Oliver Victor (Philosophie): Das Reisemotiv in der französischen Aufklärung
Di., 14:30-16:00, Raum 23.32/U1.42
Die Philosophen der französischen Aufklärung (Diderot, Montesquieu, Rousseau, Voltaire) bedienen sich größtenteils nicht der Form einer klassischen philosophischen Abhandlung, sondern kleiden ihre Gedanken meist in eine literarische Form. Dabei rückt besonders das literarische Genus des Briefromans in den Fokus. Die „philosophes des Lumières“ konzipieren fiktive Briefe von Ausländern, die ihren Gesprächspartnern in der Heimat von Europa berichten. Die gesellschaftlichen Umstände des eigenen Landes werden aus kritischer Distanz des Fremden gespiegelt und infrage gestellt. Das Motiv des Reisens erhält somit Einzug in Texte mit aufklärerischem Anspruch. Im Rahmen des Seminars möchten wir dem Reisemotiv in der französischen Aufklärung anhand ausgewählter Texte nachgehen. Form und Inhalt der Schriften sollen dabei gleichermaßen berücksichtig werden. Inwiefern werden im Topos des Reisens philosophische Ziele der Aufklärung besonders anschaulich? Was lässt die literarischen Formen des Briefromans, der Erzählung oder auch des Gedichts als dafür besonders geeignet erscheinen?

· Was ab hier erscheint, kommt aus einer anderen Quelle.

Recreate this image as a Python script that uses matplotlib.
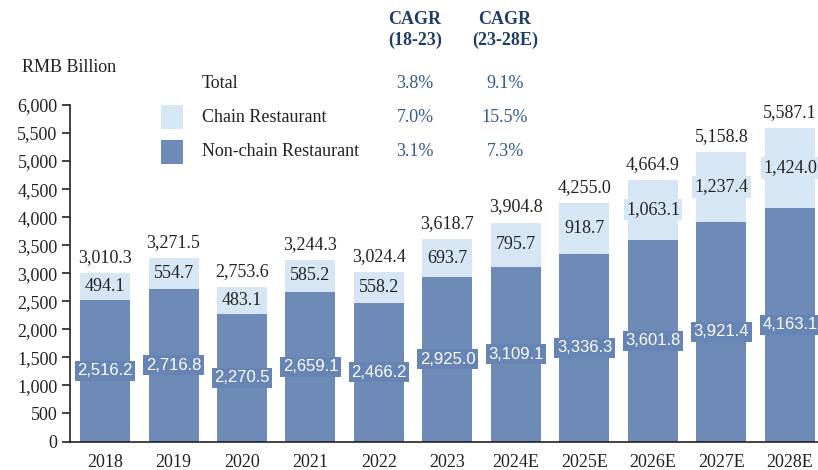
import numpy as np
import matplotlib.pyplot as plt

# data (RMB billion)
years = ["2018", "2019", "2020", "2021", "2022", "2023",
         "2024E", "2025E", "2026E", "2027E", "2028E"]
non_chain = [2516.2, 2716.8, 2270.5, 2659.1, 2466.2, 2925.0,
             3109.1, 3336.3, 3601.8, 3921.4, 4163.1]
chain = [494.1, 554.7, 483.1, 585.2, 558.2, 693.7,
         795.7, 918.7, 1063.1, 1237.4, 1424.0]
total = [3010.3, 3271.5, 2753.6, 3244.3, 3024.4, 3618.7,
         3904.8, 4255.0, 4664.9, 5158.8, 5587.1]

cagr_rows = ["Total", "Chain Restaurant", "Non-chain Restaurant"]
cagr_18_23 = ["3.8%", "7.0%", "3.1%"]
cagr_23_28 = ["9.1%", "15.5%", "7.3%"]

dark = "#6e8bb8"
light = "#d6e6f5"
navy = "#1f3d66"
val_col = "#34598a"
serif = ["Liberation Serif", "DejaVu Serif"]
sans = ["Liberation Sans", "DejaVu Sans"]

plt.rcParams["font.family"] = serif

fig = plt.figure(figsize=(8.18, 4.70), dpi=100)
ax = fig.add_axes([0.0856, 0.0606, 1 - 0.0856, 0.716])

x = np.arange(len(years))
w = 0.73
ax.bar(x, non_chain, width=w, color=dark, zorder=2)
ax.bar(x, chain, width=w, bottom=non_chain, color=light, zorder=2)

for i in range(len(years)):
    nc, ch, tt = non_chain[i], chain[i], total[i]
    ax.text(x[i], nc / 2, f"{nc:,.1f}", ha="center", va="center",
            color="white", fontsize=12, family=sans, zorder=3,
            bbox=dict(boxstyle="square,pad=0.15", fc="#6685b5", ec="none"))
    ax.text(x[i], nc + ch / 2, f"{ch:,.1f}", ha="center", va="center",
            color="#222222", fontsize=13, zorder=3,
            bbox=dict(boxstyle="square,pad=0.12", fc=light, ec="none"))
    ax.annotate(f"{tt:,.1f}", (x[i], tt), xytext=(0, 5),
                textcoords="offset points", ha="center", va="bottom",
                color="#222222", fontsize=13, annotation_clip=False)

ax.set_xlim(-0.511, 10.41)
ax.set_ylim(0, 6000)
ax.set_yticks(np.arange(0, 6001, 500))
ax.yaxis.set_major_formatter(plt.FuncFormatter(lambda v, p: f"{v:,.0f}"))
ax.set_xticks(x)
ax.set_xticklabels(years)
ax.tick_params(axis="y", length=6, width=1.2, labelsize=13,
               colors="#222222", pad=3)
ax.tick_params(axis="x", length=0, labelsize=13, colors="#222222", pad=9)
for s in ["top", "right"]:
    ax.spines[s].set_visible(False)
for s in ["left", "bottom"]:
    ax.spines[s].set_linewidth(1.2)
    ax.spines[s].set_color("#222222")

# header / legend / CAGR table in figure coordinates
W, H = 818, 470
def fx(px):
    return px / W
def fy(py):
    return 1 - py / H

fig.text(fx(22), fy(67), "RMB Billion", fontsize=13, va="center",
         color="#222222")
fig.text(fx(415), fy(30), "CAGR\n(18-23)", fontsize=13, weight="bold",
         color=navy, ha="center", va="center", linespacing=1.25)
fig.text(fx(505), fy(30), "CAGR\n(23-28E)", fontsize=13, weight="bold",
         color=navy, ha="center", va="center", linespacing=1.25)

row_y = [84, 117, 152]
for j, name in enumerate(cagr_rows):
    fig.text(fx(202), fy(row_y[j]), name, fontsize=13, va="center",
             color="#222222")
    fig.text(fx(415), fy(row_y[j]), cagr_18_23[j], fontsize=13,
             va="center", ha="center", color=val_col)
    fig.text(fx(505), fy(row_y[j]), cagr_23_28[j], fontsize=13,
             va="center", ha="center", color=val_col)

for py, col in [(117, light), (152, dark)]:
    fig.patches.append(plt.Rectangle((fx(161), fy(py + 12)), fx(22), 24 / H,
                                     transform=fig.transFigure,
                                     facecolor=col, edgecolor="none"))

fig.savefig("out.png", dpi=100)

Farina Marx (Jüdische Studien): Jüdische Weltentdecker
Di., 12:30-14:00, Raum 24.21/06.61
Zwei berühmte jüdische Reiseberichte stehen im Mittelpunkt dieser Veranstaltung. Der Bericht des sephardischen Benjamin bar Jona von Tudela und der des aschkenasischen Petachja ben Jakob von Regensburg führen uns in diesem Semester durch die mittelalterliche Welt aus der Sicht jüdischer Reisender. Was veranlasste diese Menschen, die vermutlich Händler waren, dazu, solche detaillierten Berichte über die Orte zu verfassen, die sie besuchten? Wie historisch authentisch sind diese Berichte und was verraten sie uns über das Leben der Menschen? Mit diesen und weiteren Fragen über die Umstände „jüdischen Reisens“ werden wir uns beschäftigen.